Monday, February 13, 2012

Proverb 31

Something is shifting in my heart and mind. God is peeling off layer after layer of ego -and there are quite a few layers- to open my eyes to the woman he wants me to be. Part of this is working on proverb 31.

If someone had told me a few months ago that I would love the description of the "perfect" wife, I would have seriously scoffed because it sounded to me like Stepford wife 101, aka how to be a perfect southern conservative wife. Thanks but hell no thanks. And then I read the proverb with new eyes. I read it in a modern context. And I felt my heart stir just a little and I heard a little whisper that said "this could be you." Not this should be you -because I don't want to live with guilt. But it could be me. If I put my ego aside. Right now I would do anything for Léo but I am not so good to Joe. Part of me revolts at the idea of cooking, mending, and cleaning. Because I'm a modern woman, damnit. But of course now I understand that I can cook and clean without feeling demeaned. We can share chores and I can do mine with pride. Being a lovely wife does not mean being a doormat. Duh. A few months ago I told Joe I would never be a SAHM because there was no way (No. Way.) he could expect to come home to put his feet under the table. I can see how my fears of being stuck in a role/box made me so intransigeant. I have now changed my mind: if I stay home a bit more -which I am planning on doing soon, God willing- I might do more house chores but he will still have stuff to do around the house. More importantly, I will also be able to focus on fun stuff, not just chores. Our home is not going to become Mad Man Central just because I stay home more -well, except for the drinks at all hour of the day. I kid, I kid.
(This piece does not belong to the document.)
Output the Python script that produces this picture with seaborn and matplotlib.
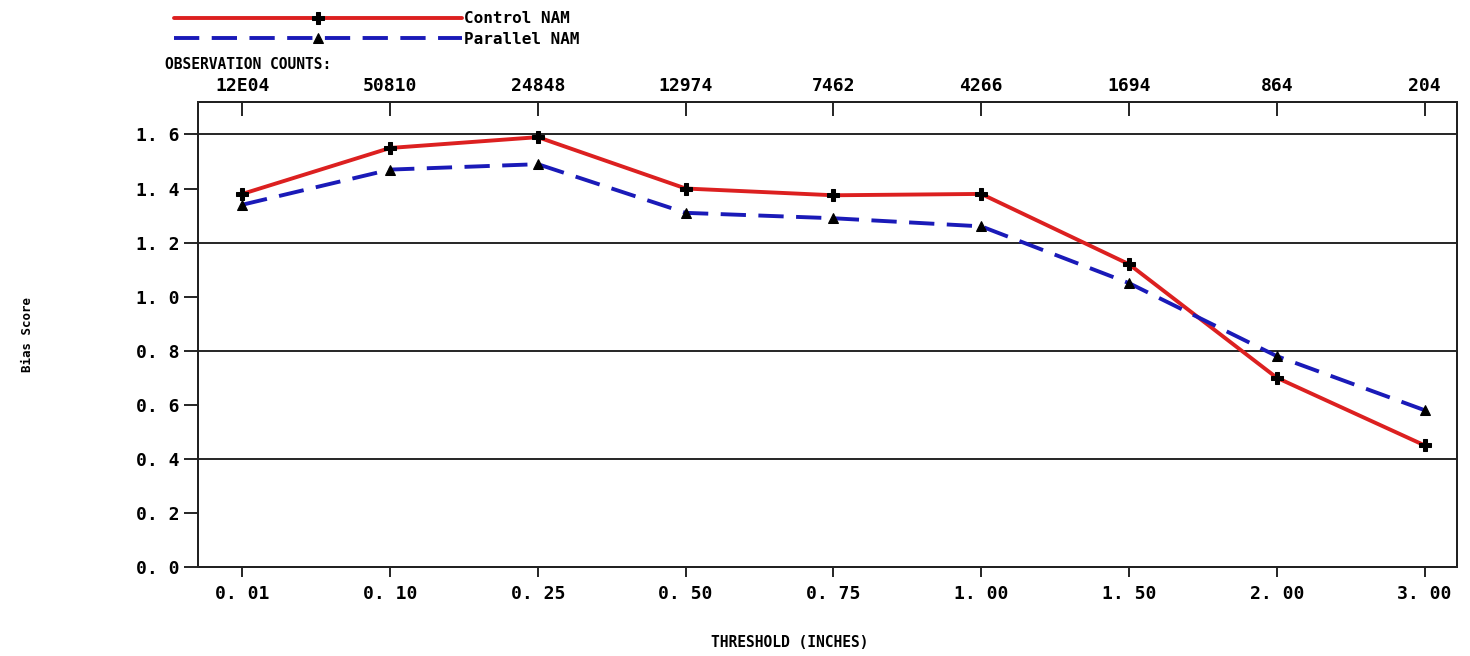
#!/usr/bin/env python3
"""
Bias score by precipitation threshold: Control NAM vs Parallel NAM.
"""

import pandas as pd
import matplotlib
matplotlib.use('Agg')
import matplotlib.pyplot as plt
import seaborn as sns

# Chart data
thresholds = ['0. 01', '0. 10', '0. 25', '0. 50', '0. 75', '1. 00', '1. 50', '2. 00', '3. 00']
obs_counts = ['12E04', '50810', '24848', '12974', '7462', '4266', '1694', '864', '204']
control_nam = [1.38, 1.55, 1.59, 1.40, 1.375, 1.38, 1.12, 0.70, 0.45]
parallel_nam = [1.34, 1.47, 1.49, 1.31, 1.29, 1.26, 1.05, 0.78, 0.58]
y_ticks = [0.0, 0.2, 0.4, 0.6, 0.8, 1.0, 1.2, 1.4, 1.6]
y_tick_labels = ['0. 0', '0. 2', '0. 4', '0. 6', '0. 8', '1. 0', '1. 2', '1. 4', '1. 6']
grid_levels = [0.4, 0.8, 1.2, 1.6]

sns.set_theme(style='ticks')
plt.rcParams['font.family'] = ['DejaVu Sans Mono', 'DejaVu Sans']
plt.rcParams['font.weight'] = 'bold'
plt.rcParams['text.color'] = 'black'

df = pd.DataFrame({
    'threshold': thresholds * 2,
    'bias': control_nam + parallel_nam,
    'run': ['Control NAM'] * len(thresholds) + ['Parallel NAM'] * len(thresholds),
})

fig = plt.figure(figsize=(14.7, 6.56), dpi=100)
ax = fig.add_axes([0.1347, 0.1357, 0.8565, 0.7088])

# horizontal reference lines
for lvl in grid_levels:
    ax.axhline(lvl, color='black', lw=1.2, zorder=1)

sns.lineplot(data=df[df.run == 'Control NAM'], x='threshold', y='bias', ax=ax,
             color='#dc2020', lw=2.8, marker='P', markersize=9,
             markerfacecolor='black', markeredgecolor='black',
             label='Control NAM', sort=False, zorder=3)
sns.lineplot(data=df[df.run == 'Parallel NAM'], x='threshold', y='bias', ax=ax,
             color='#1a1ab8', lw=2.8, marker='^', markersize=7,
             markerfacecolor='black', markeredgecolor='black',
             label='Parallel NAM', sort=False, zorder=3)
ax.lines[-1].set_dashes((6.5, 3.2))

ax.set_xlim(-0.3, len(thresholds) - 1 + 0.22)
ax.set_ylim(0, 1.72)
ax.set_yticks(y_ticks)
ax.set_yticklabels(y_tick_labels)
ax.set_xlabel('')
ax.set_ylabel('')
ax.tick_params(axis='y', direction='out', length=10, width=1.2, pad=3,
               labelsize=13, colors='black')
ax.tick_params(axis='x', direction='out', length=7, width=1.2, pad=6,
               labelsize=13, colors='black')
for sp in ax.spines.values():
    sp.set_visible(True)
    sp.set_color('black')
    sp.set_linewidth(1.4)

# observation counts on the top axis
top = ax.twiny()
top.set_xlim(ax.get_xlim())
top.set_xticks(range(len(obs_counts)))
top.set_xticklabels(obs_counts)
top.tick_params(axis='x', direction='in', length=10, width=1.2, pad=5,
                labelsize=13, colors='black')

fig.text(0.112, 0.901, 'OBSERVATION COUNTS:', fontsize=10.5, fontweight='bold',
         va='center', ha='left')
fig.text(0.537, 0.021, 'THRESHOLD (INCHES)', fontsize=10.5, fontweight='bold',
         va='center', ha='center')
fig.text(0.019, 0.49, 'Bias Score', fontsize=9, fontweight='bold', rotation=90,
         va='center', ha='center')

handles, labels = ax.get_legend_handles_labels()
ax.legend(handles, labels, loc='upper left', bbox_to_anchor=(0.111, 1.0),
          bbox_transform=fig.transFigure, frameon=False, handlelength=18,
          handletextpad=0.15, labelspacing=0.35, fontsize=11.5, borderpad=0.2)

fig.savefig('out.png', dpi=100, facecolor='white')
Can you believe it has taken me so long to come to this conclusion? Joe and I have been married for almost 7 years. It's about time!!
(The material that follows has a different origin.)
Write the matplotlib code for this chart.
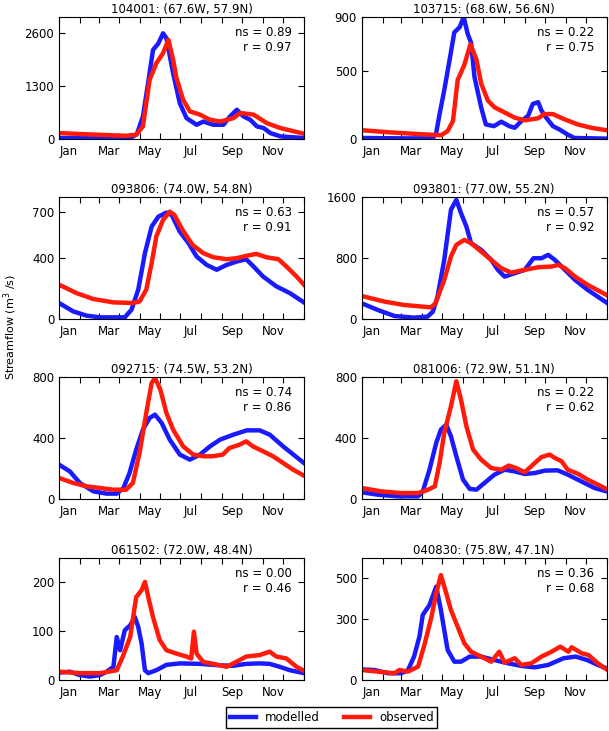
import matplotlib
matplotlib.use("Agg")
import matplotlib.pyplot as plt
from matplotlib.ticker import FixedLocator, FixedFormatter

# Stations: title, ns, r, y-limit, y-ticks
titles = ["104001: (67.6W, 57.9N)", "103715: (68.6W, 56.6N)",
          "093806: (74.0W, 54.8N)", "093801: (77.0W, 55.2N)",
          "092715: (74.5W, 53.2N)", "081006: (72.9W, 51.1N)",
          "061502: (72.0W, 48.4N)", "040830: (75.8W, 47.1N)"]
ns_vals = [0.89, 0.22, 0.63, 0.57, 0.74, 0.22, 0.00, 0.36]
r_vals = [0.97, 0.75, 0.91, 0.92, 0.86, 0.62, 0.46, 0.68]
ymax = [3000, 900, 800, 1600, 800, 800, 250, 600]
yticks = [[0, 1300, 2600], [0, 500, 900], [0, 400, 700], [0, 800, 1600],
          [0, 400, 800], [0, 400, 800], [0, 100, 200], [0, 300, 500]]

# modelled / observed streamflow (day of year, m3/s)
mod_day_1 = [0, 50, 106, 116, 125, 133, 140, 148, 155, 160, 170, 180, 190, 205, 215, 230, 245, 255, 265, 275, 285, 295, 305, 315, 330, 365]
mod_q_1 = [25, 20, 20, 120, 556, 1400, 2190, 2350, 2600, 2480, 1620, 880, 515, 350, 430, 350, 350, 556, 720, 556, 474, 310, 270, 147, 65, 25]
obs_day_1 = [0, 50, 100, 115, 125, 135, 145, 155, 163, 170, 175, 185, 195, 210, 225, 240, 260, 270, 290, 310, 330, 350, 365]
obs_q_1 = [147, 110, 80, 106, 310, 1456, 1865, 2110, 2440, 1950, 1500, 965, 680, 600, 475, 430, 515, 640, 600, 390, 270, 190, 130]

mod_day_2 = [0, 60, 106, 111, 116, 123, 131, 138, 146, 152, 158, 163, 168, 178, 185, 197, 208, 220, 228, 238, 248, 255, 263, 268, 275, 285, 295, 307, 317, 365]
mod_q_2 = [8, 5, 5, 45, 183, 360, 585, 787, 825, 900, 775, 710, 460, 234, 108, 95, 128, 95, 83, 133, 171, 259, 272, 209, 158, 95, 70, 33, 8, 3]
obs_day_2 = [0, 40, 80, 118, 128, 136, 143, 153, 162, 171, 178, 188, 198, 213, 228, 243, 263, 272, 285, 302, 322, 342, 365]
obs_q_2 = [65, 50, 38, 28, 58, 133, 435, 548, 699, 586, 410, 284, 234, 196, 158, 138, 153, 184, 184, 146, 108, 83, 65]

mod_day_3 = [0, 21, 41, 61, 98, 108, 118, 128, 138, 148, 160, 168, 180, 193, 205, 220, 235, 250, 265, 279, 290, 304, 324, 344, 365]
mod_q_3 = [105, 50, 22, 11, 11, 61, 192, 432, 606, 671, 698, 682, 573, 497, 410, 355, 323, 355, 377, 392, 344, 279, 214, 170, 109]
obs_day_3 = [0, 26, 51, 81, 110, 120, 130, 138, 145, 155, 165, 172, 184, 199, 215, 230, 250, 265, 279, 294, 309, 327, 339, 354, 365]
obs_q_3 = [225, 170, 131, 109, 105, 115, 192, 366, 541, 650, 704, 682, 584, 486, 432, 405, 392, 399, 414, 427, 405, 392, 344, 279, 225]

mod_day_4 = [0, 24, 49, 78, 98, 106, 113, 123, 133, 141, 148, 156, 163, 178, 193, 203, 213, 228, 243, 256, 268, 278, 288, 303, 318, 337, 365]
mod_q_4 = [206, 118, 39, 18, 31, 96, 293, 775, 1432, 1564, 1388, 1213, 994, 907, 775, 644, 556, 600, 644, 797, 797, 841, 775, 644, 512, 381, 215]
obs_day_4 = [0, 34, 63, 103, 110, 123, 133, 141, 153, 163, 178, 193, 208, 223, 243, 263, 283, 293, 303, 318, 337, 365]
obs_q_4 = [302, 228, 184, 153, 206, 512, 819, 972, 1038, 994, 885, 775, 666, 609, 644, 679, 688, 710, 666, 556, 447, 315]

mod_day_5 = [0, 16, 31, 51, 71, 86, 96, 105, 115, 125, 135, 143, 153, 165, 180, 195, 210, 225, 240, 260, 280, 299, 314, 334, 365]
mod_q_5 = [225, 181, 105, 50, 35, 35, 72, 170, 324, 455, 531, 553, 498, 389, 291, 258, 291, 345, 389, 422, 450, 450, 422, 345, 236]
obs_day_5 = [0, 21, 41, 61, 81, 100, 110, 120, 130, 138, 143, 151, 160, 170, 185, 200, 215, 229, 244, 254, 269, 279, 289, 304, 319, 334, 349, 365]
obs_q_5 = [138, 105, 83, 72, 61, 61, 105, 302, 564, 761, 794, 717, 564, 455, 345, 291, 280, 280, 291, 334, 356, 378, 345, 313, 280, 236, 192, 153]

mod_day_6 = [0, 24, 54, 84, 91, 101, 111, 118, 126, 133, 141, 151, 161, 171, 183, 198, 213, 228, 243, 258, 273, 292, 307, 327, 347, 365]
mod_q_6 = [44, 28, 17, 17, 50, 192, 367, 455, 487, 411, 280, 127, 66, 61, 105, 160, 192, 181, 164, 170, 186, 188, 160, 116, 72, 50]
obs_day_6 = [0, 29, 59, 84, 99, 109, 116, 123, 133, 141, 148, 156, 166, 178, 193, 208, 219, 230, 243, 258, 268, 280, 288, 298, 307, 322, 337, 352, 365]
obs_q_6 = [72, 50, 39, 39, 61, 83, 236, 433, 608, 772, 651, 477, 324, 258, 203, 192, 219, 203, 175, 236, 275, 291, 269, 247, 192, 166, 127, 94, 66]

mod_day_7 = [0, 16, 31, 46, 61, 71, 81, 86, 91, 98, 106, 113, 118, 123, 128, 133, 145, 160, 180, 210, 240, 259, 279, 299, 314, 329, 344, 365]
mod_q_7 = [15, 17, 10, 7, 10, 17, 27, 88, 61, 102, 112, 129, 109, 75, 20, 14, 20, 31, 34, 33, 30, 29, 33, 34, 33, 27, 20, 14]
obs_day_7 = [0, 31, 61, 86, 95, 106, 115, 123, 128, 133, 140, 150, 160, 175, 190, 197, 201, 205, 215, 230, 250, 264, 279, 299, 314, 324, 339, 354, 365]
obs_q_7 = [17, 14, 14, 20, 48, 88, 170, 184, 201, 170, 129, 82, 61, 54, 48, 44, 99, 54, 37, 33, 27, 37, 48, 51, 58, 48, 44, 27, 19]

mod_day_8 = [0, 19, 39, 59, 69, 78, 86, 91, 101, 111, 118, 128, 138, 148, 161, 178, 198, 218, 238, 258, 278, 301, 319, 336, 352, 365]
mod_q_8 = [52, 49, 33, 33, 49, 115, 213, 320, 369, 459, 344, 148, 90, 90, 115, 115, 98, 82, 69, 62, 74, 107, 115, 98, 74, 57]
obs_day_8 = [0, 24, 49, 56, 69, 84, 94, 104, 111, 118, 126, 133, 143, 153, 163, 178, 193, 205, 213, 228, 238, 253, 268, 283, 296, 308, 313, 328, 338, 352, 365]
obs_q_8 = [49, 41, 33, 49, 41, 66, 180, 311, 426, 516, 426, 344, 262, 180, 139, 115, 90, 139, 85, 107, 74, 82, 115, 139, 164, 139, 161, 131, 123, 82, 52]

mod_days = [mod_day_1, mod_day_2, mod_day_3, mod_day_4, mod_day_5, mod_day_6, mod_day_7, mod_day_8]
mod_q = [mod_q_1, mod_q_2, mod_q_3, mod_q_4, mod_q_5, mod_q_6, mod_q_7, mod_q_8]
obs_days = [obs_day_1, obs_day_2, obs_day_3, obs_day_4, obs_day_5, obs_day_6, obs_day_7, obs_day_8]
obs_q = [obs_q_1, obs_q_2, obs_q_3, obs_q_4, obs_q_5, obs_q_6, obs_q_7, obs_q_8]

month_starts = [0, 31, 59, 90, 120, 151, 181, 212, 243, 273, 304, 334, 365]
label_pos = [15, 74, 135, 196, 258, 319]
month_labels = ["Jan", "Mar", "May", "Jul", "Sep", "Nov"]

plt.rcParams["font.family"] = "DejaVu Sans"
plt.rcParams["font.size"] = 8

fig = plt.figure(figsize=(6.09, 7.31), dpi=100)
lefts = [0.097, 0.594]
bottoms = [0.8098, 0.5636, 0.3174, 0.0698]
w, h = 0.402, 0.1669

for i in range(8):
    ax = fig.add_axes([lefts[i % 2], bottoms[i // 2], w, h])
    l1, = ax.plot(mod_days[i], mod_q[i], color="#1a1aff", lw=3.2, label="modelled")
    l2, = ax.plot(obs_days[i], obs_q[i], color="#ff1a0a", lw=3.2, label="observed")
    ax.set_xlim(0, 365)
    ax.set_ylim(0, ymax[i])
    ax.set_yticks(yticks[i])
    ax.xaxis.set_major_locator(FixedLocator(month_starts))
    ax.xaxis.set_major_formatter(FixedFormatter([""] * len(month_starts)))
    ax.xaxis.set_minor_locator(FixedLocator(label_pos))
    ax.xaxis.set_minor_formatter(FixedFormatter(month_labels))
    ax.tick_params(which="major", direction="in", top=True, right=True, length=4, labelsize=8.5)
    ax.tick_params(which="minor", length=0, labelsize=8.5, pad=4.5)
    ax.set_title(titles[i], fontsize=8.5, pad=3)
    ax.text(0.95, 0.93, f"ns = {ns_vals[i]:.2f}\nr = {r_vals[i]:.2f}",
            transform=ax.transAxes, ha="right", va="top", fontsize=8.5, linespacing=1.2)

fig.text(0.016, 0.553, "Streamflow (m$^3$ /s)", rotation=90, ha="center", va="center", fontsize=8)
fig.legend([l1, l2], ["modelled", "observed"], loc="center", bbox_to_anchor=(0.545, 0.0185),
           ncol=2, fontsize=8.5, fancybox=False, edgecolor="black", handlelength=2.2,
           borderpad=0.3, columnspacing=2.0, framealpha=1)

fig.savefig("out.png", dpi=100)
I'm not saying I will be the perfect wife. I probably won't wake up before everybody to cook breakfast. I will still come home and have no idea what's for dinner. I will probably sigh every time I have dog hair on my clothes and curse the dogs instead of brushing them. The main thing is that I won't resent improving the status quo. Heck, I might even be proud of the way my house looks.

Now, I am aware that Proverb 31 is not all about housework (it's about respecting others, talking wisely, being sound financially, all of which I want to work toward), but that's been one of the most challenging parts of marriage for me, and that's why I focus so much on that right now.

3 comments:

Heidi said...

Um, well, my first comment is that I had to Google, "intransigeant"! Now that I know what it means, I can read your blog post with much more clarity!

Seriously, I hear what you're saying about looking at Proverbs 31 with new eyes. Several years ago when I got married, someone at WV made a comment to me about making sure I read Proverbs 31 and base my life as a wife on it. She was an *extremely conservative traditional old fashioned no room for grey Christian*. I was super annoyed. When I read Proverbs 31 I was even more annoyed. I guess because I was looking at it through HER eyes and her mindset rather than my own.

A couple of months ago a super cool (also happens to be conservative but open minded) Christian friend wrote a comment on my Facebook about seeing me as a Proverbs 31 woman - and I took it completely differently.

I think it's cool how our understandings of these things change.

Now if only I would OPEN my BIBLE and read it instead of the chick lit, I could probably continue to be enlightened!

Oh, and maybe you can be a SAHM in OC and we can decorate and cook together?! ;-)

Jen said...

Hmm...maybe I should crack my Bible open tonight and take a look at this. I know I've read it but it's been a long time. It's unfortunate that the first thing that comes to all of our minds when we hear 'Proverbs 31' is 'conservative'/'Stepford wife'! That's exactly what I think of too. Thanks for writing about this and opening my mind! I want to be a better wife and homemaker too - it should never be looked down on. It's so important and so difficult.

Jen said...

Difficult w/out God's help and supportive friends is what I meant!